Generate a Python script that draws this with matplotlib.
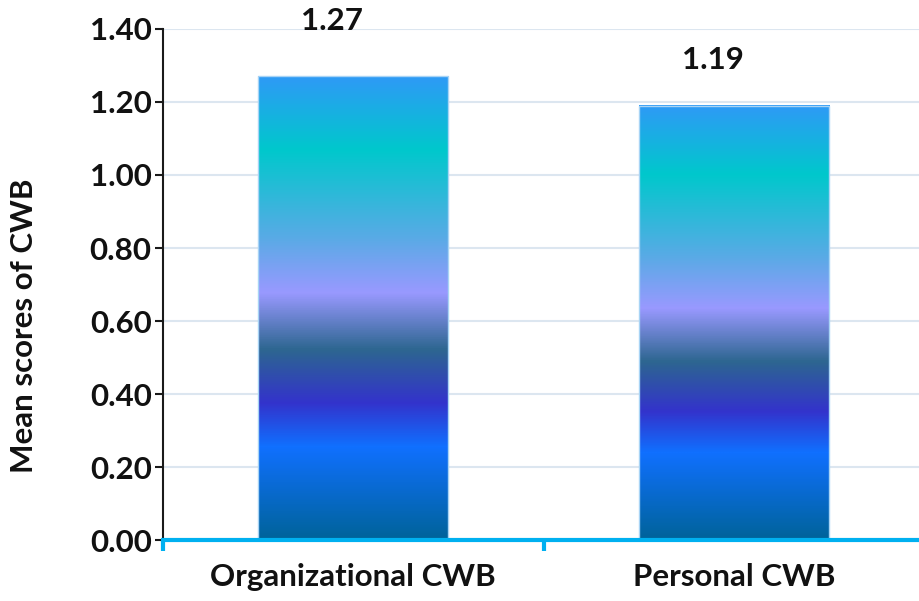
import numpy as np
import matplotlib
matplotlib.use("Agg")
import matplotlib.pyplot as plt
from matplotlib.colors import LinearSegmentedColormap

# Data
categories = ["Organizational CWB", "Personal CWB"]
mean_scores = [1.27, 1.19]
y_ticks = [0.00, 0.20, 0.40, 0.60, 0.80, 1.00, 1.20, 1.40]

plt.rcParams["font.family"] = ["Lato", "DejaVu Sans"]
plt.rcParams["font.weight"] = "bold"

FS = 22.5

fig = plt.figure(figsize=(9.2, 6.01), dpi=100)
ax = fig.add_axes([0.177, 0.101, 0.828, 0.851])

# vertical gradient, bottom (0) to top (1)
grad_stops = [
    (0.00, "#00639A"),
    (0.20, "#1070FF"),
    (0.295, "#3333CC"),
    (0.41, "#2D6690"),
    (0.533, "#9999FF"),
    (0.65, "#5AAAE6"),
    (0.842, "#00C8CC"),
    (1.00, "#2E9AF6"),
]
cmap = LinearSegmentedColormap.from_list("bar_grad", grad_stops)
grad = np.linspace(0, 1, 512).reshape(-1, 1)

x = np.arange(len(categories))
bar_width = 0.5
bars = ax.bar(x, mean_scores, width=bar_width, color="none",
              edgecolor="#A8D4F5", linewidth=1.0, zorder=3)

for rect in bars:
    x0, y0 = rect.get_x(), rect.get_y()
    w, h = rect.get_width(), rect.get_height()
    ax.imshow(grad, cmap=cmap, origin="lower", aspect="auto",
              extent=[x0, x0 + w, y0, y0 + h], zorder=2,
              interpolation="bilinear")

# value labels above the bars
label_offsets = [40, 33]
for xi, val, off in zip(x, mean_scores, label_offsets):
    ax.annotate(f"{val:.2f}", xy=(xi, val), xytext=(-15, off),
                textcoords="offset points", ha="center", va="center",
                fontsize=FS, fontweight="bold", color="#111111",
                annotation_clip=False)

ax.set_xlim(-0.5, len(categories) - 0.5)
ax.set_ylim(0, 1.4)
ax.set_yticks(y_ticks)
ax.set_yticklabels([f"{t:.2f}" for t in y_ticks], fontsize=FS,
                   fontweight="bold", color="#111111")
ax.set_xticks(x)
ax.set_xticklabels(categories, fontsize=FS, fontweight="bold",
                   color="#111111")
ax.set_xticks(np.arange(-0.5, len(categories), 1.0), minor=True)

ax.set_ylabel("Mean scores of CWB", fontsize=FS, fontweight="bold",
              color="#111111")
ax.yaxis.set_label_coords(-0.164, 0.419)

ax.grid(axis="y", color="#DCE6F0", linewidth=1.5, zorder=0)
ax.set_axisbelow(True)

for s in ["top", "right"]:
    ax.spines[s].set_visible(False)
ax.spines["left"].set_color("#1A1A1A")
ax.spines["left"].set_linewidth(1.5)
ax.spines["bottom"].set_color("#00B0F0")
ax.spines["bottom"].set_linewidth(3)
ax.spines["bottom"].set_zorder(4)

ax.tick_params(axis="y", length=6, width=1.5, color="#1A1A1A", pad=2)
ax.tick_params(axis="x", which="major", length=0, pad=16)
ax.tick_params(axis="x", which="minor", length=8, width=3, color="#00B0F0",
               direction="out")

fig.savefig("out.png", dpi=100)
◆ ◆ ◆ ◆
▶ _Task instructions_:
Begin at the first line of the material and copy each line exactly through the one containing "from matplotlib.colors import". Omit pictures.

▶ _Solution for this exercise_:
Generate a Python script that draws this with matplotlib.
import numpy as np
import matplotlib
matplotlib.use("Agg")
import matplotlib.pyplot as plt
from matplotlib.colors import LinearSegmentedColormap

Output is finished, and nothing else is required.